The words stopped coming out of my mouth as soon as I realized I was snuggling with a murder-owl, and Julien started, then told me Sorry, he was just "stretching his eyes". Like, as if that's a thing that people do. Stretching their goddamn eyes.

To make a long story short, I just think everyone should know that French people are fucking terrifying.

For instance, to continue to use my husband as an example, he has two differently shaped legs; one is normal if not a little bit knobby (a word that he probably does not know, but if you're reading this it means that your knees and ankles are rounded in contrast to your skinny legs, sweet pea) while the other is this gnarled tree branch that props up half his body like a particularly unlucky pirate didn't have an axe or any sandpaper and had to cobble a makeshift leg out of some driftwood, which all told is not really that scary. The scary part is how he partly acquired his weird crooked leg, and that is obviously through various soccer injuries (read: French) but also by being kicked by a stranger in Paris who broke his ankle and left him for dead.

How could this happen in Paris, you ask? City of Lights, adorable tiny pastries, adorable tiny coffee cups, and an historical architectural landmark that sparkles and sometimes dances on holidays? Well, let's talk a little bit about Paris. It's what my Scottish friend once described as a "donut city", which I'm not totally sure is an actual term, as it may be just a food-based metaphor he used to explain European socio-economics to this fat American person. The Paris that we know--i.e. the Paris used as a short-hand in teen chick flicks for someone who is rich and obnoxiously fancy or super-cultured and well-traveled or as a character to juxtapose with our good ol' American farm-boy who can't speak proper English because of an assumed head injury after I guess a fucking goat kicked him in his big fat American head.... Anyway, that Paris is in the center, where the tourism and financial districts are focused. But all around the city are crazy poor neighborhoods: and I mean actually crazy poor. Like poor, but also goddamn nuts.

Par example, on New Year's morning, Julien was scoffing at the French news (something I do with regularity also, but for different reasons) because the new, transparent government had decided to list the number of parked cars that the citizenry had burned out on the streets by location, meaning that for all intents and purposes the article read like a sports score, pitting poor neighborhoods against each other for the most New Year's celebratory exploded street vehicles. What? Why are the people burning down random cars on the street and killing innocent passersby? "...because it's New Year's." Bonne année!

But the French somehow got this limp-dick cowardly stereotype from Americans who were pissed about World War 2, when the French were invaded by the damn Nazis who were like right next door, and invading the shit out of everybody. I mean, if you're going to be invaded, you might as well be invaded by Nazis. It's nothing to sneeze at, is what I am saying. Meanwhile most of the actual people of France were either too French to notice the invasion or RĂ©sisting Nazis with fire and explosions. Just, suffice it to say that you don't get the kind of health and social welfare benefits the French have if your government isn't petrified of what you do when you're mad.
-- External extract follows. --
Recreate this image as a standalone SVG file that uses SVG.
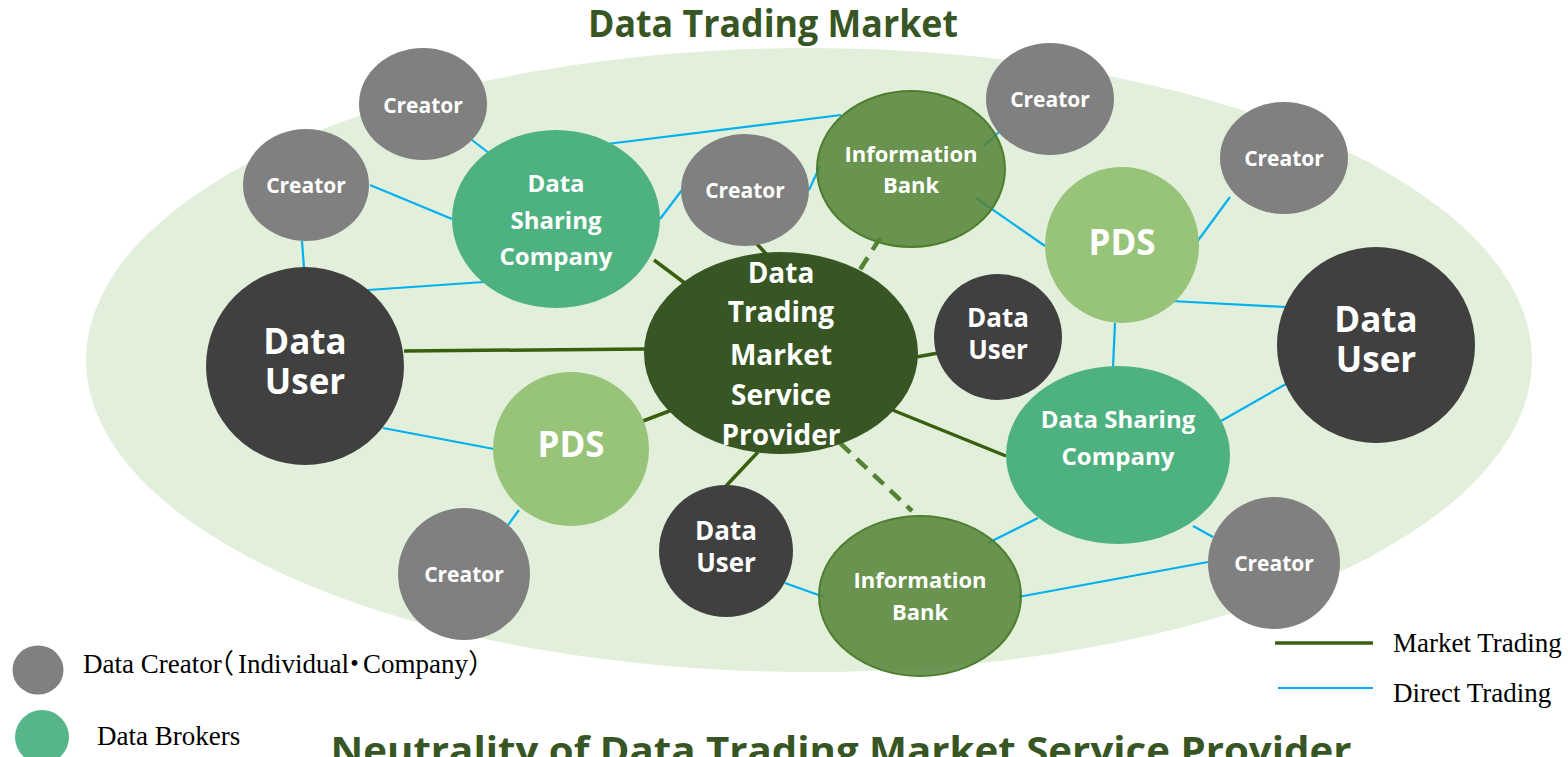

Which brings us to the Revolution(s), which I don't have to tell you were bananas. People sometimes like to make the case that Americans love their guns because we have such a history with them; we won our independence from monarchial rule through the use of our shitty, old timey guns. If that's true, then all I have to say is thank God the French don't feel the same way because instead of school shootings we'd be hearing a lot more about babies crucified on Church doors, etc. etc. It doesn't help that in French, you can pretty much translate any kind of long pointy object (needles, pine needles, pointy sticks, pikes) as pique, which is the direct translation of our word for "pike"... which you'll recognize as a word with the sole English meaning of "stick that you put a head on, and maybe dance around a bit with it for the joy of murdering your enemies in the most brutal fashion available to you". So whenever Julien asks me to hand him a "pike", made that much more ominous by his French accent and the history of his people that it calls to mind, we pretty much just sit, staring at each other in pregnant silence, until he corrects himself or I start to cry.

I suppose I shouldn't have been so shocked that Julien's mom gave me not one but two recipes to cook my pet rabbit...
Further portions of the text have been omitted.